Dodgers bet on regression in exchanging Yordan Alvarez for Josh Fields

The Dodgers appeared to be done at the trade deadline after acquiring Rich Hill and Josh Reddick, as well as Jesse Chavez. However, over an hour after the deadline had passed, it was revealed they also acquired pitcher Josh Fields from the Astros for first baseman Yordan Alvarez.

Yordan Alvarez is a 19-year-old first baseman who was signed for $2 million out of Cuba a couple months ago, and he has yet to make his professional debut and last played in 2014. According to a Ben Badler scouting report, he seems to have upside.

He has a simple lefthanded swing, drawing praise from scouts highest on him for his bat control and ability to manage the strike zone well for his age. While Alvarez never showed much power in Cuba, he has since earned average to above-average raw power grades from scouts who have followed him at workouts. Some evaluators said he sometimes struggles to tap into that power in games in part because he doesn’t always generate enough lift in his stroke (58 percent of his batted balls were groundballs during his final season in Cuba).

Of course, at this stage, he’s basically a lottery ticket to make it to the majors, but it does sound like there’s promise there. In essence, the Dodgers are basically trading the money they used to sign the player to the Astros.


In return, the Dodgers picked up 30-year-old right-handed reliever Josh Fields from the Astros. After this year, he still has two more years of team control, is making just $900,000, and he still has options to be sent down for this year and next year. In 159 innings for the Astros in his career, Fields as posted a 4.53 ERA, 2.92 FIP, and a 3.31 DRA, including a 6.89 ERA, 2.79 FIP, and 3.90 DRA in 15.2 innings in 2016. He’s been in the minors since May and has been excellent there, putting up a 1.65 ERA in 27.1 innings with 32 strikeouts and just seven walks.

With Fields, it’s not hard to see what the Dodgers are thinking when you look at the ERA and FIP gap (even the DRA gap), see the .457 BABIP and 51.7% strand rate (both unsustainably bad), and find that he’s striking out 28.2% of batters while walking only 4.2%. Fields also has a live arm and sits 93-96 with his fastball, and works in a slider, curve, and change.
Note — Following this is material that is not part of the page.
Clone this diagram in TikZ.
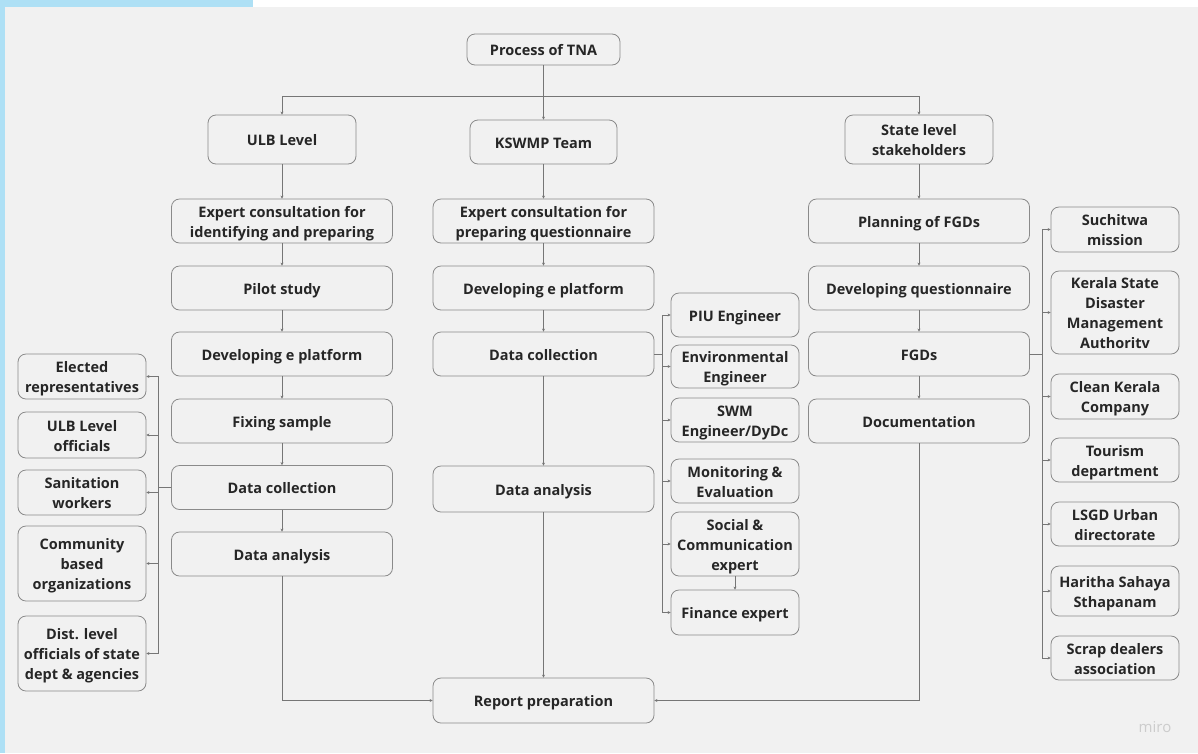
\documentclass[tikz,border=0pt]{standalone}
\usepackage{fontspec}
\setmainfont{Open Sans}
\usepackage{tikz}
\usetikzlibrary{arrows.meta}
\definecolor{bggray}{HTML}{F1F1F1}
\definecolor{edgegray}{HTML}{8A8A8A}
\definecolor{linegray}{HTML}{767676}
\definecolor{txtgray}{HTML}{262626}
\definecolor{stripblue}{HTML}{AEE0F5}

\begin{document}
\begin{tikzpicture}[x=1pt, y=-1pt,
  box/.style={draw=edgegray, line width=0.8pt, rounded corners=8pt, fill=bggray, align=center, inner sep=0pt,
    text=txtgray, font=\fontsize{14.5}{20}\selectfont\bfseries, text height=16.4pt, text depth=4pt},
  twoline/.style={text height=36.4pt},
  threeline/.style={text height=56.4pt},
  fourline/.style={text height=76.4pt},
  wide/.style={box, minimum width=221, minimum height=44},
  small/.style={box, minimum width=128},
  arr/.style={draw=linegray, line width=0.7pt, -{Stealth[length=3pt, width=3pt]}}]

\useasboundingbox (0,0) rectangle (1198,753);
\fill[bggray] (5,7) rectangle (1198,753);
\fill[stripblue] (0,0) rectangle (253,7);
\fill[stripblue] (0,0) rectangle (5,753);

% heads
\node[box, minimum width=153, minimum height=31] (tna) at (543.5,49.5) {Process of TNA};
\node[box, minimum width=148, minimum height=49] (ulb) at (282,139.5) {ULB Level};
\node[box, minimum width=147, minimum height=44] (kswmp) at (543.5,142) {KSWMP Team};
\node[box, twoline, minimum width=148, minimum height=49] (state) at (919,139.5) {State level\\stakeholders};

% ULB column
\node[wide, twoline] (u1) at (282,221) {Expert consultation for\\identifying and preparing};
\node[wide] (u2) at (282,288) {Pilot study};
\node[wide] (u3) at (282,354) {Developing e platform};
\node[wide] (u4) at (282,421) {Fixing sample};
\node[wide] (u5) at (282,487.5) {Data collection};
\node[wide] (u6) at (282,554) {Data analysis};

% KSWMP column
\node[wide, twoline] (k1) at (543.5,221) {Expert consultation for\\preparing questionnaire};
\node[wide] (k2) at (543.5,288) {Developing e platform};
\node[wide] (k3) at (543.5,354) {Data collection};
\node[wide, minimum height=46] (k4) at (543.5,489) {Data analysis};
\node[wide, minimum height=45] (rep) at (543.5,700.5) {Report preparation};

% state column
\node[wide] (s1) at (919,221) {Planning of FGDs};
\node[wide] (s2) at (919,288) {Developing questionnaire};
\node[wide] (s3) at (919,354) {FGDs};
\node[wide] (s4) at (919,421) {Documentation};

% ULB groups
\node[small, twoline, minimum height=45] (l1) at (82,376.5) {Elected\\representatives};
\node[small, twoline, minimum height=46] (l2) at (82,435) {ULB Level\\officials};
\node[small, twoline, minimum height=45] (l3) at (82,492.5) {Sanitation\\workers};
\node[small, threeline, minimum height=75] (l4) at (82,563.5) {Community\\based\\organizations};
\node[small, threeline, minimum height=75] (l5) at (82,653.5) {Dist. level\\officials of state\\dept \& agencies};

% KSWMP experts
\node[small, minimum height=44] (m1) at (735,315) {PIU Engineer};
\node[small, twoline, minimum height=43] (m2) at (735,366.5) {Environmental\\Engineer};
\node[small, twoline, minimum height=44] (m3) at (735,420) {SWM\\Engineer/DyDc};
\node[small, twoline, minimum height=44] (m4) at (735,481) {Monitoring \&\\Evaluation};
\node[small, threeline, minimum height=64] (m5) at (735,544) {Social \&\\Communication\\expert};
\node[small, minimum height=45] (m6) at (735,612.5) {Finance expert};

% state agencies
\node[small, twoline, minimum height=45] (r1) at (1115,229.5) {Suchitwa\\mission};
\node[small, fourline, minimum height=83] (r2) at (1115,312.5) {Kerala State\\Disaster\\Management\\Authoritv};
\node[small, twoline, minimum height=45] (r3) at (1115,396.5) {Clean Kerala\\Company};
\node[small, twoline, minimum height=44] (r4) at (1115,460) {Tourism\\department};
\node[small, twoline, minimum height=44] (r5) at (1115,524) {LSGD Urban\\directorate};
\node[small, twoline, minimum height=50] (r6) at (1115,591) {Haritha Sahaya\\Sthapanam};
\node[small, twoline, minimum height=44] (r7) at (1115,658) {Scrap dealers\\association};

\node[text=black!20, font=\fontsize{15}{18}\selectfont] (miro) at (1155,727) {miro};

% connectors
\draw[arr] (tna.south) -- (kswmp.north);
\draw[arr] (tna.south) -- ++(0,31) -| (ulb.north);
\draw[arr] (tna.south) -- ++(0,31) -| (state.north);

\foreach \i/\j in {ulb/u1, u1/u2, u2/u3, u3/u4, u4/u5, u5/u6, kswmp/k1, k1/k2, k2/k3, k3/k4, k4/rep, state/s1, s1/s2, s2/s3, s3/s4, m5/m6}
\draw[arr] (\i.south) -- (\j.north);

\foreach \j in {l1, l2, l3, l4, l5}
\draw[arr] (u5.west) -- ++(-13,0) |- (\j.east);
\foreach \j in {m1, m2, m3, m4, m5, m6}
\draw[arr] (k3.east) -- ++(8,0) |- (\j.west);
\foreach \j in {r1, r2, r3, r4, r5, r6, r7}
\draw[arr] (s3.east) -- ++(12,0) |- (\j.west);

\draw[arr] (u6.south) |- (rep.west);
\draw[arr] (s4.south) |- (rep.east);

\end{tikzpicture}
\end{document}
If nothing else, he certainly fits the mold of other fly ball relievers in this pen who also miss bats.


While there’s likely reasons other than bad luck for Josh Fields’ poor performance against his peripherals thus far, it would seem like there’s potential for a quality middle relief arm there with an adjustment, something that may have already taken place in AAA. Again, hard to complain about basically trading away cash for a reliever that could help the tired bullpen this year.